*AIM OF THE TASK*
Copy out every line containing the word "with".

'''

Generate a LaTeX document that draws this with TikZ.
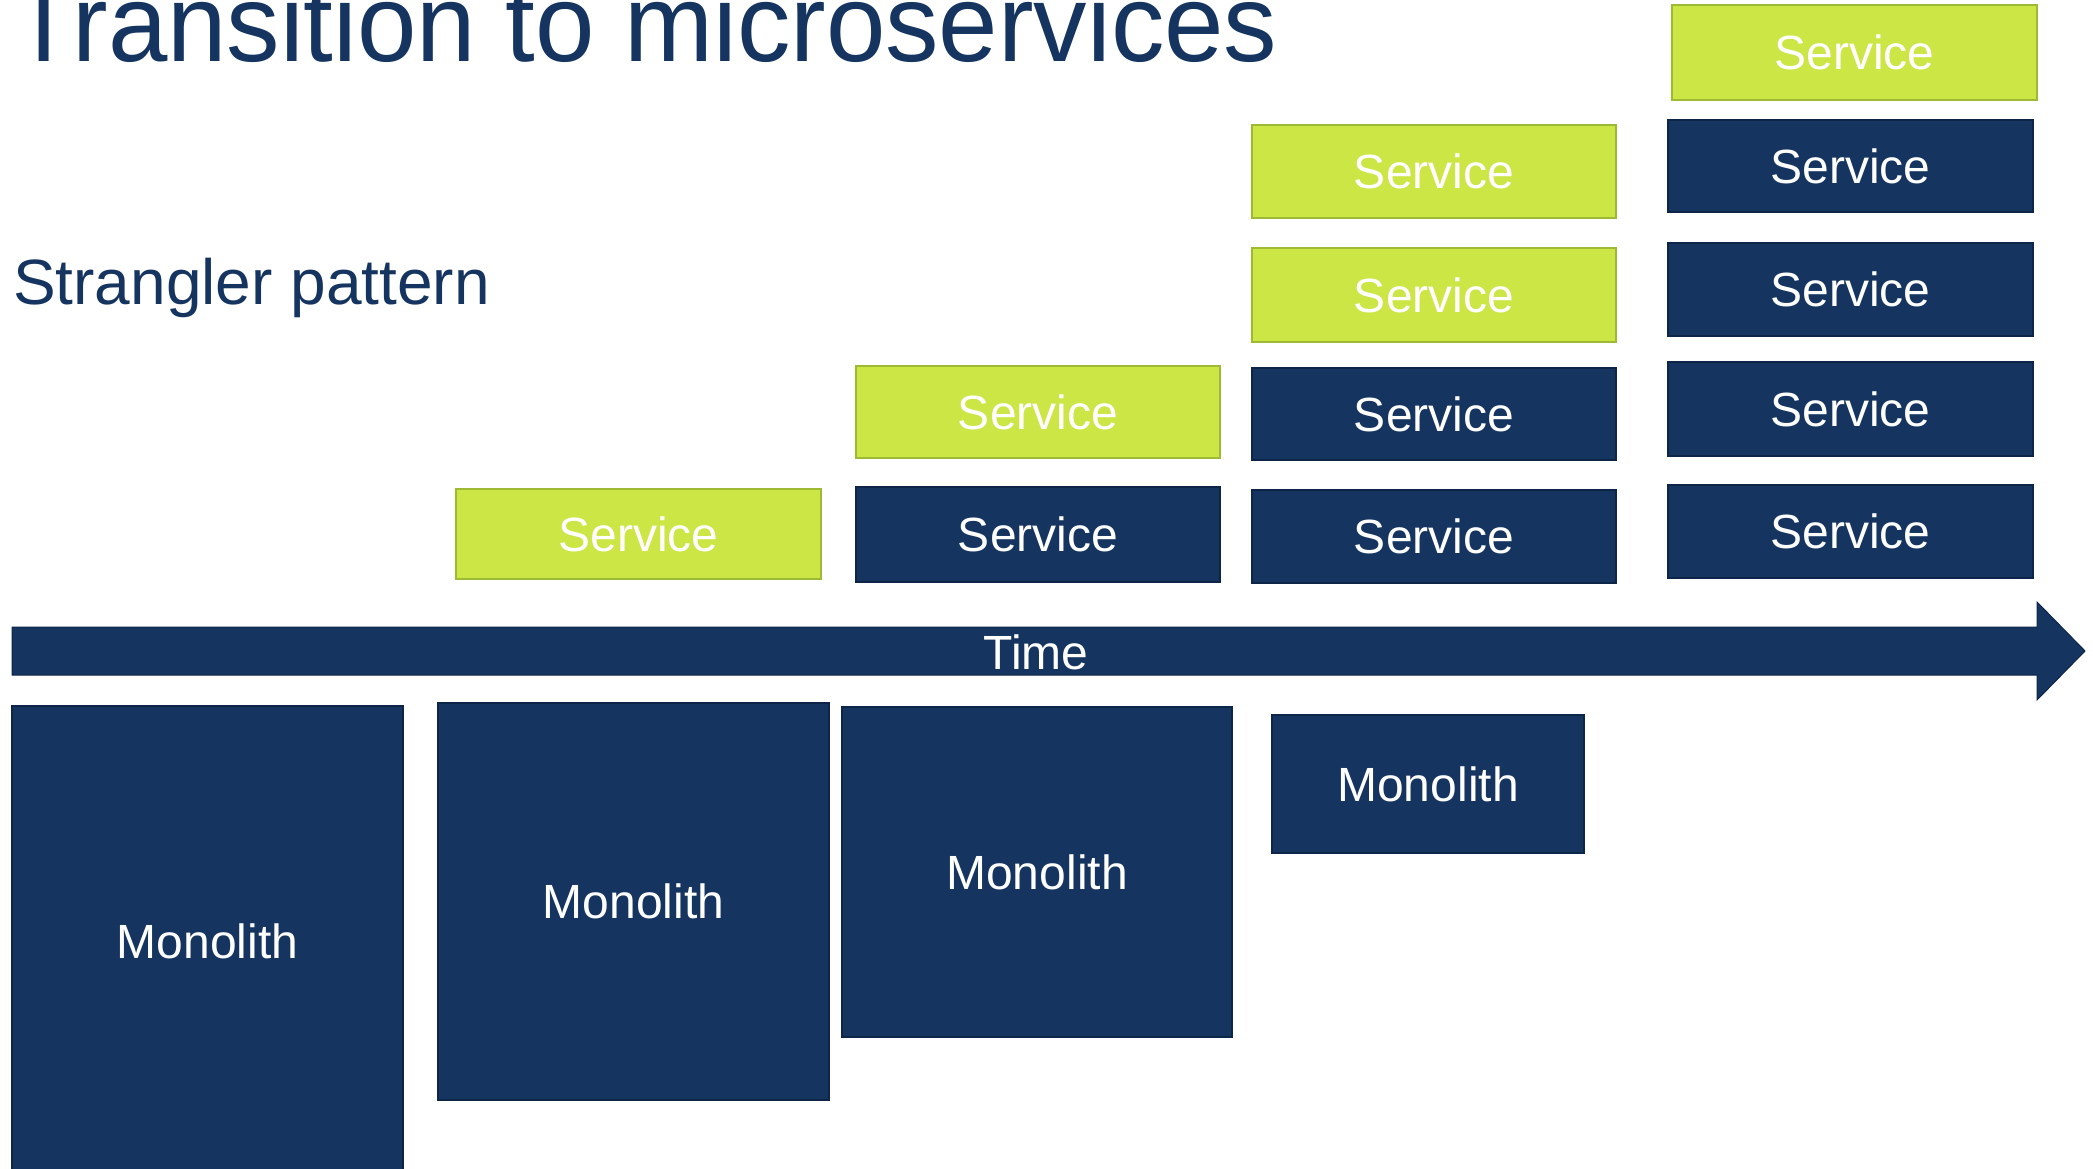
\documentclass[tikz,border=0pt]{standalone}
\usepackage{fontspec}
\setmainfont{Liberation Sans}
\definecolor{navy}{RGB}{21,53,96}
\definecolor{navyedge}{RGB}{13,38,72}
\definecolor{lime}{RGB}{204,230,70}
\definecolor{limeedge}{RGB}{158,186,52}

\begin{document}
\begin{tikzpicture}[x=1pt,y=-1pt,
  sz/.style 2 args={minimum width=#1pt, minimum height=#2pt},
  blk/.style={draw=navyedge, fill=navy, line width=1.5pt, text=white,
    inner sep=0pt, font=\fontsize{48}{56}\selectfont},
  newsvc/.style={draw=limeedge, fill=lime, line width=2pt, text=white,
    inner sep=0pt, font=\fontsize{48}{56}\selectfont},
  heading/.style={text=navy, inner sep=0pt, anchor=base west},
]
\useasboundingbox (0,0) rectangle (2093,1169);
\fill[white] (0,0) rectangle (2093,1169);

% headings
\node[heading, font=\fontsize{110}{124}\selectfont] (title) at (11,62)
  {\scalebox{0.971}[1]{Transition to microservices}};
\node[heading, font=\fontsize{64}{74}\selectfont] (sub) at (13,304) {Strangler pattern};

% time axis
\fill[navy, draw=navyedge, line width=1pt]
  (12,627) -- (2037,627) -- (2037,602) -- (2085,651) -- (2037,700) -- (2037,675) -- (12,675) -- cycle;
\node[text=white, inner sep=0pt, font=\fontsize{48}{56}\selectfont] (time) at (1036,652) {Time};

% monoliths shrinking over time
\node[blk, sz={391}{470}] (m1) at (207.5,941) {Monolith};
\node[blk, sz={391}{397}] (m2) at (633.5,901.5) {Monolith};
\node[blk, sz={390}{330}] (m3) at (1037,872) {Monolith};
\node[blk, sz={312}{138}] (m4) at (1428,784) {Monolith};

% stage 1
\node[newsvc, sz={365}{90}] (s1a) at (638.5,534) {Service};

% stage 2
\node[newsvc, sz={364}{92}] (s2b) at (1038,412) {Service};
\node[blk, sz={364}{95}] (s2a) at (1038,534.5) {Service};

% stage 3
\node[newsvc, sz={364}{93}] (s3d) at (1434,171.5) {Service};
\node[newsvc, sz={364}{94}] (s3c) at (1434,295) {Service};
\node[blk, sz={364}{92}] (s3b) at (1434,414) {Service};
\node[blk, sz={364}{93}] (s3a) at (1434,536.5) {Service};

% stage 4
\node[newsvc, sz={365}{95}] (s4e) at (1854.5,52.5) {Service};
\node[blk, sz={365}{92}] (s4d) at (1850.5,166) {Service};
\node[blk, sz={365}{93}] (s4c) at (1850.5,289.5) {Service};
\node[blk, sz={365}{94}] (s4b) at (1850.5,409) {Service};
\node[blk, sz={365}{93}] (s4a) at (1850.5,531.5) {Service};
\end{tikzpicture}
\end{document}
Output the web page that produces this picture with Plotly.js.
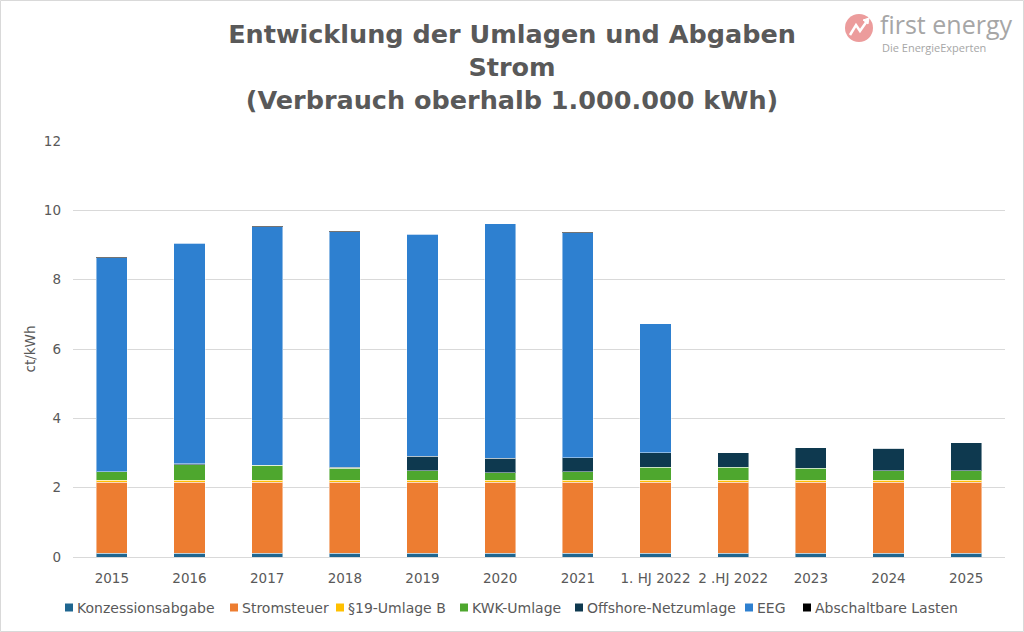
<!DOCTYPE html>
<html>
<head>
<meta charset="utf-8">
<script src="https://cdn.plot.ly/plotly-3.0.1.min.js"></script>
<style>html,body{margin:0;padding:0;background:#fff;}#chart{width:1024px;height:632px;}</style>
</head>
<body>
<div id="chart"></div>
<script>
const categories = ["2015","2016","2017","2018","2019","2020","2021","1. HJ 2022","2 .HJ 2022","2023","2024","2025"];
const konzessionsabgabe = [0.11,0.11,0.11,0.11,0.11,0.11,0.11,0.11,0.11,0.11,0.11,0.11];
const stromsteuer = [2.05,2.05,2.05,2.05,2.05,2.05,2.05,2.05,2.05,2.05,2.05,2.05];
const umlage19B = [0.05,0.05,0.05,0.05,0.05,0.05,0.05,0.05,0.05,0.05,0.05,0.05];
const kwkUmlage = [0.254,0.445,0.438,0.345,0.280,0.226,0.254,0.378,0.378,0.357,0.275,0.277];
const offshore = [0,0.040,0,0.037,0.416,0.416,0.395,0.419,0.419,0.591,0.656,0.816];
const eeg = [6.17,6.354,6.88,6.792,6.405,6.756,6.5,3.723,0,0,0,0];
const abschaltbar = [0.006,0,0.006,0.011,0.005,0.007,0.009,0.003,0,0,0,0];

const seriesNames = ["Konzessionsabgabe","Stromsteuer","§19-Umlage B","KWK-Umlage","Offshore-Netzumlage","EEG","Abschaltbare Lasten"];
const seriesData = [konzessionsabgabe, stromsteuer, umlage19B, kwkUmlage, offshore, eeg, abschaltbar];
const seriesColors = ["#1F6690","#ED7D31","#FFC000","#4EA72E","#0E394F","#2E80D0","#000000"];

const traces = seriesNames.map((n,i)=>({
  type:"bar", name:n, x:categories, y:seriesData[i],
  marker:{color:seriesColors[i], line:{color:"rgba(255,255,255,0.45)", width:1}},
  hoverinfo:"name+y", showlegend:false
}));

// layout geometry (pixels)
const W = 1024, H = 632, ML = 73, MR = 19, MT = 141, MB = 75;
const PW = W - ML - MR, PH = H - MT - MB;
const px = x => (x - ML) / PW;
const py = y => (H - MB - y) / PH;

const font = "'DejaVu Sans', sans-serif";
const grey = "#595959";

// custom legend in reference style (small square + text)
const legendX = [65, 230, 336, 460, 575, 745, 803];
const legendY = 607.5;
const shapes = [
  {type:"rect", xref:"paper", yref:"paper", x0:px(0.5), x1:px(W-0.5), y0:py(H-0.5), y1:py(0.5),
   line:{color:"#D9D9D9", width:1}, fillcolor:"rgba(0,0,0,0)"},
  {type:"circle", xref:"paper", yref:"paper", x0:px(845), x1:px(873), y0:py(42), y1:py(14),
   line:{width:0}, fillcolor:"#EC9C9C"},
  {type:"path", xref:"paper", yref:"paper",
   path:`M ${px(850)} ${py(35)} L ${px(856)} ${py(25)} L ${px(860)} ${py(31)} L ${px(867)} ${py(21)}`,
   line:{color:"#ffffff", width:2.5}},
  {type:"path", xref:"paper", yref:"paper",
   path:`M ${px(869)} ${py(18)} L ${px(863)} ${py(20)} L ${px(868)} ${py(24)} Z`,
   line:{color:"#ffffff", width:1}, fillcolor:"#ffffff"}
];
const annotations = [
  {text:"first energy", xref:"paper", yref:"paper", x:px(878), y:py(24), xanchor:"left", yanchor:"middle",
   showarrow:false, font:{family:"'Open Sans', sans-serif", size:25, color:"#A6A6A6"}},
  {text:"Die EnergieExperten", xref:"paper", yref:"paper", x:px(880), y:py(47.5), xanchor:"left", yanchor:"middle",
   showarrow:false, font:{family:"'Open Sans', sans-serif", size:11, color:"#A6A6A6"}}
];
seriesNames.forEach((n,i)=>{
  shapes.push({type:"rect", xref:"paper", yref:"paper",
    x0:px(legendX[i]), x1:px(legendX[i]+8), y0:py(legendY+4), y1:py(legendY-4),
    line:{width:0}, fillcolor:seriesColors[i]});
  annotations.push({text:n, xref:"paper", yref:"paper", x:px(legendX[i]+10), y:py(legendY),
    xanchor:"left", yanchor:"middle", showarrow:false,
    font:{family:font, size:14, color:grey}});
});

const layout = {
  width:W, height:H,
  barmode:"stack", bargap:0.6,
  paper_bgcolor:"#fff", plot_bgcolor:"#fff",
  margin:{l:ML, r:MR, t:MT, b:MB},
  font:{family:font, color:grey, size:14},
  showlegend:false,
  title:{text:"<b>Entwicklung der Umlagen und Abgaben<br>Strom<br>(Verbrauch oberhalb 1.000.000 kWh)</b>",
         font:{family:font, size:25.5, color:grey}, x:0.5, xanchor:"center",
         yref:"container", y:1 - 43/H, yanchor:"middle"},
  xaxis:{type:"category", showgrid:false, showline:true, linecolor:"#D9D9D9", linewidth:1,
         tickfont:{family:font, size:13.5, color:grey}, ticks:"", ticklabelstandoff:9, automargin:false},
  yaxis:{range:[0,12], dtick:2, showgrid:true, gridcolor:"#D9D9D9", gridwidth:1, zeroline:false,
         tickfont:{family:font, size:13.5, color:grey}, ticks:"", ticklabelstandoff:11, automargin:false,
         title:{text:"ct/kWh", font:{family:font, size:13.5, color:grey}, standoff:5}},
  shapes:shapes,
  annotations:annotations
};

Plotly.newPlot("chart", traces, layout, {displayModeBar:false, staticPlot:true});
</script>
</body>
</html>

'''

*RESULT BELOW*
Generate a LaTeX document that draws this with TikZ.
Output the web page that produces this picture with Plotly.js.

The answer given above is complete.